**Task requirements:**
Review the material and extract every line in which the word "chart" occurs.

**Data shown:**
______
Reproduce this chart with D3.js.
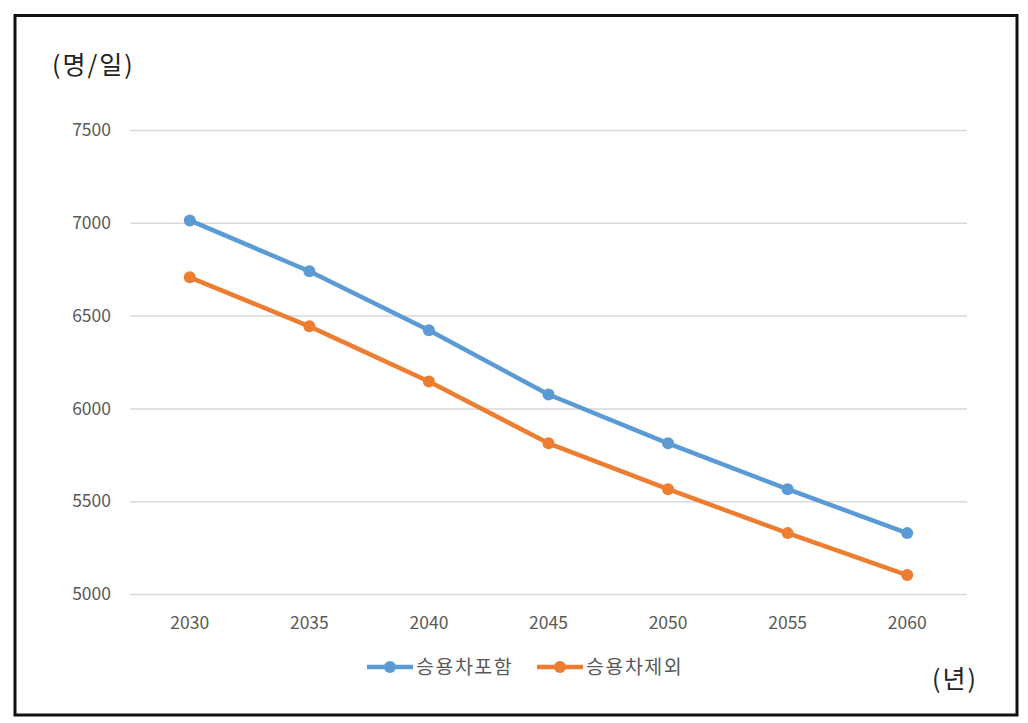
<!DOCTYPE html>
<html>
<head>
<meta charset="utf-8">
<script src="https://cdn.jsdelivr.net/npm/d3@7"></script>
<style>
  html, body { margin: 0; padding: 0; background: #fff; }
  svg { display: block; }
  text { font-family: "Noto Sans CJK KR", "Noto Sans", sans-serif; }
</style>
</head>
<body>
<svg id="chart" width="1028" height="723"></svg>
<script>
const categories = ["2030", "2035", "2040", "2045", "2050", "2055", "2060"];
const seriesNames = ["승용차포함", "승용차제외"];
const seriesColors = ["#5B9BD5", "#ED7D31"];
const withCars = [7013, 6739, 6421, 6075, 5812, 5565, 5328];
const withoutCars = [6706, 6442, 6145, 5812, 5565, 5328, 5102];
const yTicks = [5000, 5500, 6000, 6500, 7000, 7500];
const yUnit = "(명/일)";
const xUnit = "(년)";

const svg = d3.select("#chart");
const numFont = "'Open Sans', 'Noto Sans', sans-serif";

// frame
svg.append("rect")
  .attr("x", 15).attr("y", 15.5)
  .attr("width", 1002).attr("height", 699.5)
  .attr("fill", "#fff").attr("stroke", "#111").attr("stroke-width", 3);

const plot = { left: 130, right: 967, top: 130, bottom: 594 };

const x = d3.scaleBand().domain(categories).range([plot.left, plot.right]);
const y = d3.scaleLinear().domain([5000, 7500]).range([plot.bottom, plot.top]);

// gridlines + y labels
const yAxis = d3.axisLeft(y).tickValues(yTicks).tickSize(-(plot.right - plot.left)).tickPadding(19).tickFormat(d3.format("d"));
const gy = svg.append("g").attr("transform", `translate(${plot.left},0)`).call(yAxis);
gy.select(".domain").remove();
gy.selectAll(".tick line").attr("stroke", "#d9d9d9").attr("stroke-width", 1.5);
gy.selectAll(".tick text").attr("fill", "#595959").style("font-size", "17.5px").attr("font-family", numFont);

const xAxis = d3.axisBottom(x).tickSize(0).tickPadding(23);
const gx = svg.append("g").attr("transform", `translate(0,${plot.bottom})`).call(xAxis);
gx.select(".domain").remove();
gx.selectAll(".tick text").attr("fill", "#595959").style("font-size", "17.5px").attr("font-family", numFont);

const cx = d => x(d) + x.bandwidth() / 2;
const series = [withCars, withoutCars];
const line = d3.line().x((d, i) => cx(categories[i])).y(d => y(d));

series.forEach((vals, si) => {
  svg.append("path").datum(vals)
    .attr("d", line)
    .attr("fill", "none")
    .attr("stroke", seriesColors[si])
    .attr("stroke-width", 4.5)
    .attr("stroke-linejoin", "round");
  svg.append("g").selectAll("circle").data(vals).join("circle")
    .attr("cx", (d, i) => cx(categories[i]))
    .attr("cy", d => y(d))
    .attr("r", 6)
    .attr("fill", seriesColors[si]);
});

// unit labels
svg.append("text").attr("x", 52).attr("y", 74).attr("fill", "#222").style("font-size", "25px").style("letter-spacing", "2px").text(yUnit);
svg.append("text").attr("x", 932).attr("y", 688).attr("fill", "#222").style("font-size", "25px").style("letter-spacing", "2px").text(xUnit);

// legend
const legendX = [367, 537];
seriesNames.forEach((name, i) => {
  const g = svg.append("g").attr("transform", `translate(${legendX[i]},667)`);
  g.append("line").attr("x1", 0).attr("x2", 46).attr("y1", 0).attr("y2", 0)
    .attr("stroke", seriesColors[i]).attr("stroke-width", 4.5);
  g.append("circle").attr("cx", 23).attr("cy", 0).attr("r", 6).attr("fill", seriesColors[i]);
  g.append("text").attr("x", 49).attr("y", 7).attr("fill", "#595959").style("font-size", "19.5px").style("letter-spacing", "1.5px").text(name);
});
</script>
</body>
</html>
______
**Finished exercise:**
Reproduce this chart with D3.js.
<svg id="chart" width="1028" height="723"></svg>
const svg = d3.select("#chart");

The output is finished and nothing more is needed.